Mainly, though, you’re left wondering why any real sense of style or creative vigour has dropped out of films like these, with their devotion to standard action genre plot tropes and faint duplication of older, better movies. “Back in Action” casts Diaz and Jamie Foxx as a spy couple who unexpectedly get pregnant and decide to go off-grid, only for their past to catch up with them — and their clueless-to-their-parents’-old-jobs children — 15 years later. A rotation of nondescript bad guys wants hold of “The Key”, a MacGuffin of such criminal vagueness that it may as well have been called “The Object” or “The Thingamajig”. See, in the wrong hands The Key can drain entire city blocks of power, and only Foxx’s character knows where The Key is hidden.

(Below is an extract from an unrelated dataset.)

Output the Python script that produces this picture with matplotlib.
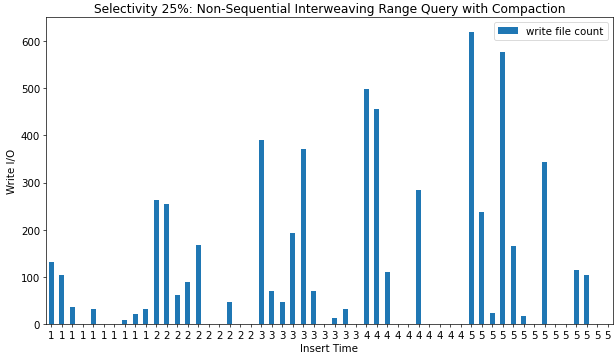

Diaz and Foxx, with kids in tow, hightail it to London to seek protection from Diaz’s mother, a wealthy ex-spy played with a curiously erratic English accent by Close. She, meanwhile, is in a relationship with an eccentric Brit played in peak “Jack Whitehall-coded comic relief” mode by Stath Lets Flats’s Jamie Demetriou. And all of these characters soon find themselves pursued not only by an MI6 spy (Scott, crushingly vacant) but also by a CIA operative played by Friday Night Lights’s Kyle Chandler, one of the greatest American TV stars of the Noughties, here reduced to delivering stern reams of exposition in between gunfights.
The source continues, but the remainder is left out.